Whether your summer plans include gallivanting around the globe, interning in the big city, relaxing on the beach or catching up on lost sleep at home, summer is the perfect time to crack open a book (or a Kindle, really) and get lost in another world for a few hours! Wondering what exactly you could be reading in all this free time? Her Campus JMU is here with 2012’s hottest summer reads!
“How To Be Single” By Liz Tuccillo
Manhattan chick Julie Jenson is fed up with the dating scene stateside so she says buh-bye to her posse and travels the world to discover how women in other countries survive the single life. Each city brings new lessons, and soon she finds what she least expected — love.
“The Language of Flowers” By Vanessa Diffenbaugh
The Victorian language of flowers was used to convey romantic expressions: honeysuckle for devotion, asters for patience, and red roses for love. But for Victoria Jones, it’s been more useful in communicating mistrust and solitude. After a childhood spent in the foster-care system, she is unable to get close to anybody, and her only connection to the world is through flowers and their meanings.
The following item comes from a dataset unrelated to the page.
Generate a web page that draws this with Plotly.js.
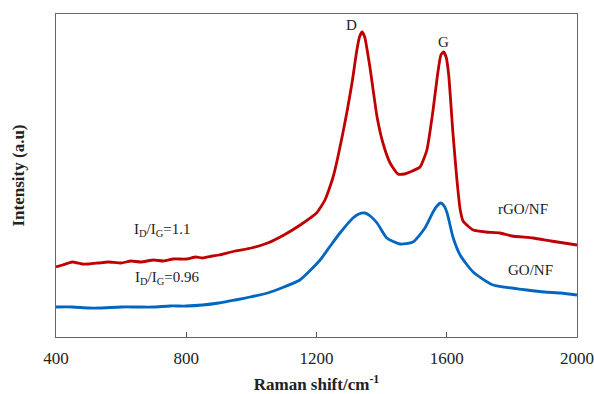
<!DOCTYPE html>
<html><head><meta charset="utf-8">
<script src="https://cdn.plot.ly/plotly-3.0.1.min.js"></script>
<style>html,body{margin:0;padding:0;background:#fff}#c{width:594px;height:394px}</style>
</head><body><div id="c"></div>
<script>
// Raman shift (cm^-1) and intensity (a.u.)
const rgoShift = [400,420,450,480,500,530,560,600,630,660,700,730,760,800,830,850,880,900,950,1000,1050,1100,1150,1200,1226,1251,1281,1309,1324,1332,1340,1348,1364,1386,1404,1426,1450,1470,1487,1518,1539,1558,1572,1582,1590,1598,1606,1619,1631,1641,1650,1665,1681,1720,1764,1800,1865,1920,1960,2000];
const rgoInt   = [70,72,75,73,73,74,75,74,76,75,77,76,78,78,80,79,81,82,86,89,94,102,112,124,137,160,204,254,287,300,305,300,270,220,194,174,163,163,165,170,187,227,263,282,285,280,262,204,158,128,116,111,107,105,104,101,99,96,94,92];
const goShift  = [400,450,500,535,600,650,700,750,800,850,900,950,996,1050,1100,1149,1211,1240,1272,1312,1330,1349,1365,1386,1416,1456,1496,1533,1558,1570,1581,1592,1602,1619,1641,1681,1742,1800,1846,1900,1950,2000];
const goInt    = [30,30,29,29,30,30,30,31,31,32,34,37,40,44,50,57,77,90,104,119,123,124,121,114,99,93,95,109,125,131,134,131,123,100,82,65,52,49,47,45,44,42];
const xTicks   = [400,800,1200,1600,2000];
const seriesNames = ['rGO/NF','GO/NF'];

const serif = 'Liberation Serif, Times New Roman, serif';
const traces = [
  {x: rgoShift, y: rgoInt, name: seriesNames[0], mode:'lines', line:{color:'#C00000', width:2.8, shape:'spline', smoothing:0.5}},
  {x: goShift, y: goInt, name: seriesNames[1], mode:'lines', line:{color:'#0066C0', width:2.8, shape:'spline', smoothing:0.6}}
];
const ann = (x,y,t)=>({x:x,y:y,xref:'x',yref:'y',text:t,showarrow:false,font:{family:serif,size:15,color:'#222'}});
const layout = {
  width:594, height:394,
  margin:{l:56,r:17,t:14,b:57},
  paper_bgcolor:'#fff', plot_bgcolor:'#fff',
  showlegend:false,
  xaxis:{range:[400,2000], tickvals:xTicks, ticktext:xTicks.map(String), ticks:'inside', ticklen:5, tickcolor:'#555',
    showline:true, linecolor:'#666', linewidth:1, mirror:true, showgrid:false, zeroline:false,
    ticklabelstandoff:6, ticklabeloverflow:'allow',
    tickfont:{family:serif,size:17,color:'#222'},
    title:{text:'<b>Raman shift/cm<sup>-1</sup></b>', font:{family:serif,size:17,color:'#222'}, standoff:10}},
  yaxis:{range:[0,323], showticklabels:false, ticks:'', showline:true, linecolor:'#666', linewidth:1, mirror:true,
    showgrid:false, zeroline:false,
    title:{text:'<b>Intensity (a.u)</b>', font:{family:serif,size:17,color:'#222'}, standoff:26}},
  annotations:[
    ann(1309,312,'D'), ann(1591,295,'G'),
    ann(1834,128,'rGO/NF'), ann(1856,67,'GO/NF'),
    ann(726,107,'I<sub>D</sub>/I<sub>G</sub>=1.1'), ann(741,59,'I<sub>D</sub>/I<sub>G</sub>=0.96')
  ]
};
Plotly.newPlot('c', traces, layout, {displayModeBar:false, staticPlot:true});
</script></body></html>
Now eighteen and emancipated from the system with nowhere to go, Victoria realizes she has a gift for helping others through the flowers she chooses for them. But an unexpected encounter with a mysterious stranger has her questioning what’s been missing in her life. And when she’s forced to confront a painful secret from her past, she must decide whether it’s worth risking everything for a second chance at happiness.
“The Hunger Games” By Suzanne Collins
In the ruins of a place once known as North America lies the nation of Panem, a shining Capitol surrounded by twelve outlying districts. Long ago the districts waged war on the Capitol and were defeated. As part of the surrender terms, each district agreed to send one boy and one girl to appear in an annual televised event called, “The Hunger Games,” a fight to the death on live TV. Sixteen-year-old Katniss Everdeen, who lives alone with her mother and younger sister, regards it as a death sentence when she is forced to represent her district in the Games. The terrain, rules, and level of audience participation may change but one thing is constant: kill or be killed.
“The Lucky One” By Nicholas Sparks
After U.S. Marine Logan Thibault finds a photograph of a smiling young woman buried in the dirt during his tour of duty in Iraq, he experiences a sudden streak of luck — winning poker games and even surviving deadly combat. Only his best friend, Victor, seems to have an explanation for his good fortune: the photograph — his lucky charm.
Back home in Colorado, Thibault can’t seem to get the woman in the photograph out of his mind and he sets out on a journey across the country to find her. But Thibault is caught off guard by the strong attraction he feels for the woman he encounters in North Carolina – Elizabeth, a divorced mother — and he keeps the story of the photo, and his luck, a secret. As he and Elizabeth embark upon a passionate love affair, his secret soon threatens to tear them apart — destroying not only their love, but also their lives.
“Secrets of a Shoe Addict” By Beth Harbison
Abbey, Tiffany, and Loreen are each in need of thousands of dollars and fast. Tiffany’s sister, Sandra, has the perfect idea. It’s fast, it’s easy, it’s legal, and it’s the secret that kept her shoe addiction alive. In this deliciously sassy novel, three very different women bond when they find themselves in more than one kind of trouble. It’s the story of how sometimes you have a secret that can get you in—and out—of dire straits. It’s about romance, friendship, kids, revenge, affairs, and, most of all, a love of the well-heeled things in life.